É importante entender o que elas significam na prática. Todos os países que fazem parte de Paris concordaram com a obrigação de entregá-las – e as exigências basicamente param por aí.

O princípio da soberania nacional tem precedência sobre as organizações multilaterais. Nenhum país pode ser obrigado a fazer a transição para economias de baixo carbono, mesmo que tenham se comprometido com o net zero até 2050.

Na ausência de punições para quem não entrega o que prometeu, o que resta é o constrangimento, uma ferramenta usada por muitos tratados internacionais para que suas disposições sejam cumpridas.
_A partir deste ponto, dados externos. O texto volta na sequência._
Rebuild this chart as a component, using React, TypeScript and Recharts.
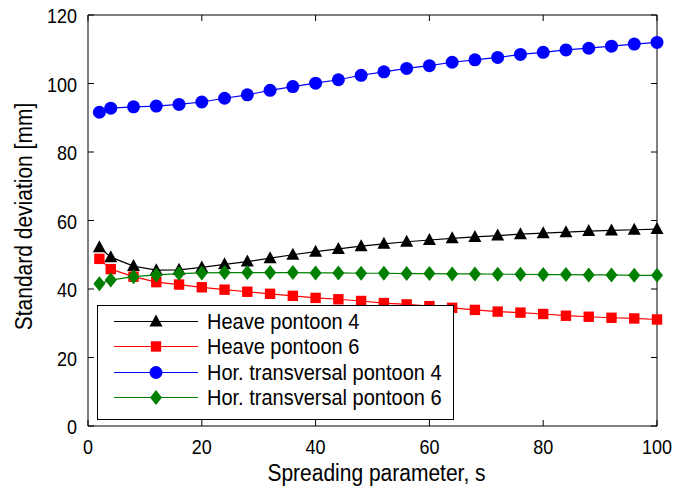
import { LineChart, Line, XAxis, YAxis, Legend, ReferenceLine, Label } from 'recharts'

// spreading parameter s
const spreading = [2, 4, 8, 12, 16, 20, 24, 28, 32, 36, 40, 44, 48, 52, 56, 60, 64, 68, 72, 76, 80, 84, 88, 92, 96, 100]

// standard deviation [mm]
const heavePontoon4 = [52.2, 49.3, 46.7, 45.5, 45.6, 46.3, 47.2, 48.0, 49.0, 50.0, 50.9, 51.7, 52.5, 53.2, 53.8, 54.3, 54.8, 55.2, 55.6, 56.0, 56.3, 56.6, 56.9, 57.1, 57.3, 57.5]
const heavePontoon6 = [48.8, 45.8, 43.6, 42.0, 41.3, 40.5, 39.8, 39.2, 38.6, 38.0, 37.4, 37.0, 36.5, 35.9, 35.5, 35.0, 34.5, 33.9, 33.4, 33.1, 32.7, 32.2, 31.9, 31.6, 31.4, 31.1]
const horTransPontoon4 = [91.6, 92.8, 93.2, 93.4, 93.9, 94.6, 95.7, 96.7, 98.0, 99.1, 100.1, 101.1, 102.4, 103.4, 104.4, 105.2, 106.2, 106.9, 107.6, 108.5, 109.1, 109.8, 110.3, 110.9, 111.5, 112.0]
const horTransPontoon6 = [41.5, 42.6, 43.6, 44.1, 44.5, 44.7, 44.8, 44.8, 44.8, 44.8, 44.7, 44.7, 44.6, 44.6, 44.5, 44.5, 44.4, 44.4, 44.3, 44.3, 44.2, 44.2, 44.1, 44.1, 44.0, 44.0]

const xTicks = [0, 20, 40, 60, 80, 100]
const yTicks = [0, 20, 40, 60, 80, 100, 120]
const seriesNames = ['Heave pontoon 4', 'Heave pontoon 6', 'Hor. transversal pontoon 4', 'Hor. transversal pontoon 6']

const data = spreading.map((s, i) => ({
  s,
  heave4: heavePontoon4[i],
  heave6: heavePontoon6[i],
  hor4: horTransPontoon4[i],
  hor6: horTransPontoon6[i],
}))

type Shape = 'triangle' | 'square' | 'circle' | 'diamond'

const series: { key: string; name: string; color: string; shape: Shape }[] = [
  { key: 'heave4', name: seriesNames[0], color: '#000000', shape: 'triangle' },
  { key: 'heave6', name: seriesNames[1], color: '#ff0000', shape: 'square' },
  { key: 'hor4', name: seriesNames[2], color: '#0000ff', shape: 'circle' },
  { key: 'hor6', name: seriesNames[3], color: '#008000', shape: 'diamond' },
]

const W = 692
const H = 491
const MARGIN = { top: 15, right: 35, left: 0, bottom: 0 }
const Y_AXIS_W = 88
const X_AXIS_H = 65
const PLOT_W = W - MARGIN.left - MARGIN.right - Y_AXIS_W
const PLOT_H = H - MARGIN.top - MARGIN.bottom - X_AXIS_H
const TICK_LEN = 6
const FONT = '"Liberation Sans", Arial, Helvetica, sans-serif'
// glyphs are drawn a little taller than wide
const STRETCH = 1.12

function Marker({ cx, cy, shape, color }: { cx: number; cy: number; shape: Shape; color: string }) {
  switch (shape) {
    case 'triangle':
      return <polygon points={`${cx},${cy - 7} ${cx + 6.5},${cy + 5} ${cx - 6.5},${cy + 5}`} fill={color} />
    case 'square':
      return <rect x={cx - 5.2} y={cy - 5.2} width={10.4} height={10.4} fill={color} />
    case 'circle':
      return <circle cx={cx} cy={cy} r={6.5} fill={color} />
    default:
      return <polygon points={`${cx},${cy - 7.5} ${cx + 6},${cy} ${cx},${cy + 7.5} ${cx - 6},${cy}`} fill={color} />
  }
}

const renderDot = (shape: Shape, color: string) => (props: any) => {
  if (props.cx == null || props.cy == null) return <g key={`${shape}-${props.index}`} />
  return <Marker key={`${shape}-${props.index}`} cx={props.cx} cy={props.cy} shape={shape} color={color} />
}

function TallText({ x, y, anchor, size, rotate = 0, children }: any) {
  return (
    <text
      transform={`translate(${x}, ${y}) rotate(${rotate}) scale(1, ${STRETCH})`}
      textAnchor={anchor}
      fontSize={size}
      fontFamily={FONT}
      fill="#000"
    >
      {children}
    </text>
  )
}

// bottom axis: label below, inward ticks at bottom and top edges
function XTick({ x, y, payload }: any) {
  return (
    <g>
      <line x1={x} y1={y} x2={x} y2={y - TICK_LEN} stroke="#000" />
      <line x1={x} y1={y - PLOT_H} x2={x} y2={y - PLOT_H + TICK_LEN} stroke="#000" />
      <TallText x={x} y={y + 28} anchor="middle" size={18}>
        {payload.value}
      </TallText>
    </g>
  )
}

// left axis: label to the left, inward ticks at left and right edges
function YTick({ x, y, payload }: any) {
  return (
    <g>
      <line x1={x} y1={y} x2={x + TICK_LEN} y2={y} stroke="#000" />
      <line x1={x + PLOT_W} y1={y} x2={x + PLOT_W - TICK_LEN} y2={y} stroke="#000" />
      <TallText x={x - 11} y={y + 8} anchor="end" size={18}>
        {payload.value}
      </TallText>
    </g>
  )
}

function XTitle({ viewBox }: any) {
  return (
    <TallText x={viewBox.x + viewBox.width / 2 + 4} y={viewBox.y + viewBox.height - 10} anchor="middle" size={21}>
      Spreading parameter, s
    </TallText>
  )
}

function YTitle({ viewBox }: any) {
  return (
    <TallText x={32} y={viewBox.y + viewBox.height / 2 - 4} anchor="middle" size={21} rotate={-90}>
      Standard deviation [mm]
    </TallText>
  )
}

function LegendBox() {
  return (
    <div
      style={{
        width: 357,
        height: 115,
        boxSizing: 'border-box',
        border: '1px solid #000',
        background: '#fff',
        fontFamily: FONT,
        fontSize: 20,
        paddingTop: 3,
        color: '#000',
      }}
    >
      {series.map((s) => (
        <div key={s.key} style={{ display: 'flex', alignItems: 'center', height: 25.3 }}>
          <svg width={109} height={25} style={{ display: 'block', flex: 'none' }}>
            <line x1={16} x2={100} y1={12.5} y2={12.5} stroke={s.color} strokeWidth={1.2} />
            <Marker cx={58} cy={12.5} shape={s.shape} color={s.color} />
          </svg>
          <span
            style={{
              display: 'inline-block',
              whiteSpace: 'nowrap',
              lineHeight: '25px',
              transform: `scaleY(${STRETCH})`,
            }}
          >
            {s.name}
          </span>
        </div>
      ))}
    </div>
  )
}

export default function App() {
  return (
    <div style={{ position: 'absolute', left: 0, top: 0, background: '#fff' }}>
      <LineChart width={W} height={H} data={data} margin={MARGIN}>
        <XAxis
          dataKey="s"
          type="number"
          domain={[0, 100]}
          ticks={xTicks}
          height={X_AXIS_H}
          axisLine={{ stroke: '#000' }}
          tickLine={false}
          tickSize={0}
          tickMargin={0}
          tick={<XTick />}
          interval={0}
        >
          <Label content={<XTitle />} />
        </XAxis>
        <YAxis
          type="number"
          domain={[0, 120]}
          ticks={yTicks}
          width={Y_AXIS_W}
          axisLine={{ stroke: '#000' }}
          tickLine={false}
          tickSize={0}
          tickMargin={0}
          tick={<YTick />}
          interval={0}
        >
          <Label content={<YTitle />} />
        </YAxis>
        <ReferenceLine y={120} stroke="#000" />
        <ReferenceLine x={100} stroke="#000" />
        {series.map((s) => (
          <Line
            key={s.key}
            dataKey={s.key}
            name={s.name}
            type="linear"
            stroke={s.color}
            strokeWidth={1.2}
            dot={renderDot(s.shape, s.color)}
            activeDot={false}
            isAnimationActive={false}
          />
        ))}
        <Legend
          layout="vertical"
          align="center"
          verticalAlign="middle"
          content={<LegendBox />}
          wrapperStyle={{ left: 97, top: 305, width: 357, height: 115 }}
        />
      </LineChart>
    </div>
  )
}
Tampouco existe um formato padrão ou uma lista de caixinhas que cada NDC precisa ‘ticar’ para ser aceita. Elas devem conter no mínimo as medidas de reduções de emissões – ou mitigação, no linguajar das COPs – planejadas.

Um país pode ser extremamente sucinto, apontando pouco mais que um número alvo. Ou então pode escolher reportar para a ONU o que pretende fazer somente em um setor da economia – mudanças na matriz energética, por exemplo.

As NDCs não precisam nem sequer cobrir todos os gases que causam o efeito estufa. Estima-se que o metano seja responsável por algo como 30% do aumento da temperatura registrado nos últimos 250 anos. Mas um país pode simplesmente decidir ignorar vazamentos em seus gasodutos ou as emissões de seu rebanho bovino na estratégia nacional submetida à ONU.

A NDC brasileira contempla toda a economia. Metade das emissões do país – causadas pelo desmatamento – não tem relação direta com o PIB. Isso é uma vantagem relativa: reduzi-las custa muito menos e pode ser muito mais rápido que substituir usinas que queimam combustíveis fósseis por fontes limpas de energia.

Por outro lado, o sucesso no controle da devastação da natureza significa que a participação dos outros setores nas emissões aumenta proporcionalmente. Por essa razão, a aprovação da lei do mercado regulado de carbono, que vai instituir limites obrigatórios para os setores mais poluentes, é importante para o plano nacional.

Imperfeito, mas possível

O sistema estabelecido pelo Acordo de Paris é imperfeito, mas é o possível em um processo que exige a concordância de todas as partes para que decisões sejam aprovadas.

O conjunto das NDCs também representa uma indicação do que o mundo quer fazer – já que não existem garantias de que elas serão cumpridas. O retrato da rodada atual, que cobre o período até 2030, é preocupante.

A ONU divulgou uma síntese há um ano, contabilizando os planos de 195 partes da Convenção do Clima, ou 94,9% de todas as emissões mundiais. Caso todas sejam implementadas na íntegra, a redução do carbono na atmosfera em 2030 seria da ordem de 5,3%.

A ciência diz que, para manter o aumento da temperatura em 1,5°C, o corte deveria ser de 43% no fim desta década.